--- Begin ---

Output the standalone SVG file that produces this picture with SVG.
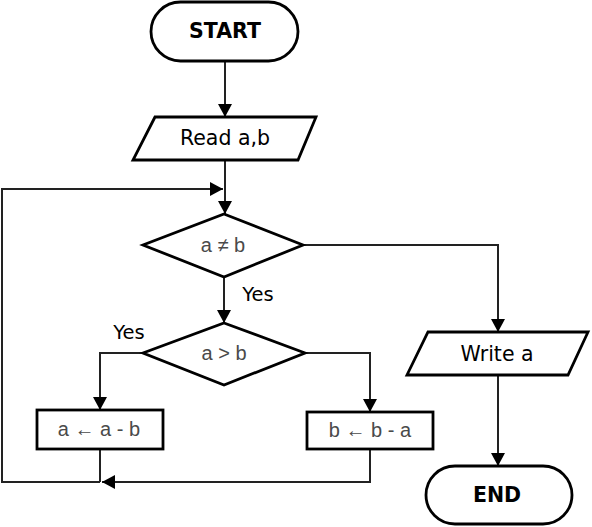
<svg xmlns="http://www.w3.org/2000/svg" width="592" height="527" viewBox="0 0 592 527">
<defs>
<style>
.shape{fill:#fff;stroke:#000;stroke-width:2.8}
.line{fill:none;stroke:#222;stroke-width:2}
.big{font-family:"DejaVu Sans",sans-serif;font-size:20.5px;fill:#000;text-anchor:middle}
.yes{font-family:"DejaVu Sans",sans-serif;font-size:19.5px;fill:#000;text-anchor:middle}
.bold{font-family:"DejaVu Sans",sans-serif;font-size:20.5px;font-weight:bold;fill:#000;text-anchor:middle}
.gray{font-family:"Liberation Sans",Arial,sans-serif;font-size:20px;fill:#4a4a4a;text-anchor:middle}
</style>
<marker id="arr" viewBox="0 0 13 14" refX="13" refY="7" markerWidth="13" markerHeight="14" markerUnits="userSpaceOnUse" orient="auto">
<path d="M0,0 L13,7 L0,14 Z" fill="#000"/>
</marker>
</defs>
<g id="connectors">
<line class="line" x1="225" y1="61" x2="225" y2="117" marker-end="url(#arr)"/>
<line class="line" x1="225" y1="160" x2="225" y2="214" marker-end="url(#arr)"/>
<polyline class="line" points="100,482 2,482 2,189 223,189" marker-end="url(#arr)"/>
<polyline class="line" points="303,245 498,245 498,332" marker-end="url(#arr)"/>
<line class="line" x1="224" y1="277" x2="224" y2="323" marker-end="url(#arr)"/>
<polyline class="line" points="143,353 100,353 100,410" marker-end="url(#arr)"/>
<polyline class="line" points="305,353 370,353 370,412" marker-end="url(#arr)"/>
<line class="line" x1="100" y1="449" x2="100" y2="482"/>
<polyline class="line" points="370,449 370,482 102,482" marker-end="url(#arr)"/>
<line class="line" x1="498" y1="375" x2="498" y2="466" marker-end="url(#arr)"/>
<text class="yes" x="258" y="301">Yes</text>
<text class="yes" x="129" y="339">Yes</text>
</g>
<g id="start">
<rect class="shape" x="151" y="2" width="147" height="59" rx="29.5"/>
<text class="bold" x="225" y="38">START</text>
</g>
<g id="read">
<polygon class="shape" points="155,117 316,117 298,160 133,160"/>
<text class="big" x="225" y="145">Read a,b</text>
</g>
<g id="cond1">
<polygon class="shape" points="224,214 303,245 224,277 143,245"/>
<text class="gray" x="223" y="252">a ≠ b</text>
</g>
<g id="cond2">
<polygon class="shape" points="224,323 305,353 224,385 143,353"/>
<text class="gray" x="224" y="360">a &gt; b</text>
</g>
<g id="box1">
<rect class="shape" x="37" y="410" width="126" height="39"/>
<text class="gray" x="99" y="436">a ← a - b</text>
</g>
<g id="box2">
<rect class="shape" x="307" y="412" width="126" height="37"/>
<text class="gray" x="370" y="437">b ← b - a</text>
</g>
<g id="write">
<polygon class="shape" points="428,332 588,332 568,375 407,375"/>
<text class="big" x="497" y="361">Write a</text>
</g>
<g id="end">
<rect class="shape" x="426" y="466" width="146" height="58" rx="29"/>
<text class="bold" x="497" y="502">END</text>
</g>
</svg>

--- End ---

# WHAT THE EXERCISE ASKS:
Copy the data word for word. Pictures do not go in the copy.

# RESPONSE TO THIS TASK:
Output the standalone SVG file that produces this picture with SVG.
<svg xmlns="http://www.w3.org/2000/svg" width="592" height="527" viewBox="0 0 592 527">
<defs>
<style>
.shape{fill:#fff;stroke:#000;stroke-width:2.8}
.line{fill:none;stroke:#222;stroke-width:2}
.big{font-family:"DejaVu Sans",sans-serif;font-size:20.5px;fill:#000;text-anchor:middle}
.yes{font-family:"DejaVu Sans",sans-serif;font-size:19.5px;fill:#000;text-anchor:middle}
.bold{font-family:"DejaVu Sans",sans-serif;font-size:20.5px;font-weight:bold;fill:#000;text-anchor:middle}
.gray{font-family:"Liberation Sans",Arial,sans-serif;font-size:20px;fill:#4a4a4a;text-anchor:middle}
</style>
<marker id="arr" viewBox="0 0 13 14" refX="13" refY="7" markerWidth="13" markerHeight="14" markerUnits="userSpaceOnUse" orient="auto">
<path d="M0,0 L13,7 L0,14 Z" fill="#000"/>
</marker>
</defs>
<g id="connectors">
<line class="line" x1="225" y1="61" x2="225" y2="117" marker-end="url(#arr)"/>
<line class="line" x1="225" y1="160" x2="225" y2="214" marker-end="url(#arr)"/>
<polyline class="line" points="100,482 2,482 2,189 223,189" marker-end="url(#arr)"/>
<polyline class="line" points="303,245 498,245 498,332" marker-end="url(#arr)"/>
<line class="line" x1="224" y1="277" x2="224" y2="323" marker-end="url(#arr)"/>
<polyline class="line" points="143,353 100,353 100,410" marker-end="url(#arr)"/>
<polyline class="line" points="305,353 370,353 370,412" marker-end="url(#arr)"/>
<line class="line" x1="100" y1="449" x2="100" y2="482"/>
<polyline class="line" points="370,449 370,482 102,482" marker-end="url(#arr)"/>
<line class="line" x1="498" y1="375" x2="498" y2="466" marker-end="url(#arr)"/>
<text class="yes" x="258" y="301">Yes</text>
<text class="yes" x="129" y="339">Yes</text>
</g>
<g id="start">
<rect class="shape" x="151" y="2" width="147" height="59" rx="29.5"/>
<text class="bold" x="225" y="38">START</text>
</g>
<g id="read">
<polygon class="shape" points="155,117 316,117 298,160 133,160"/>
<text class="big" x="225" y="145">Read a,b</text>
</g>
<g id="cond1">
<polygon class="shape" points="224,214 303,245 224,277 143,245"/>
<text class="gray" x="223" y="252">a ≠ b</text>
</g>
<g id="cond2">
<polygon class="shape" points="224,323 305,353 224,385 143,353"/>
<text class="gray" x="224" y="360">a &gt; b</text>
</g>
<g id="box1">
<rect class="shape" x="37" y="410" width="126" height="39"/>
<text class="gray" x="99" y="436">a ← a - b</text>
</g>
<g id="box2">
<rect class="shape" x="307" y="412" width="126" height="37"/>
<text class="gray" x="370" y="437">b ← b - a</text>
</g>
<g id="write">
<polygon class="shape" points="428,332 588,332 568,375 407,375"/>
<text class="big" x="497" y="361">Write a</text>
</g>
<g id="end">
<rect class="shape" x="426" y="466" width="146" height="58" rx="29"/>
<text class="bold" x="497" y="502">END</text>
</g>
</svg>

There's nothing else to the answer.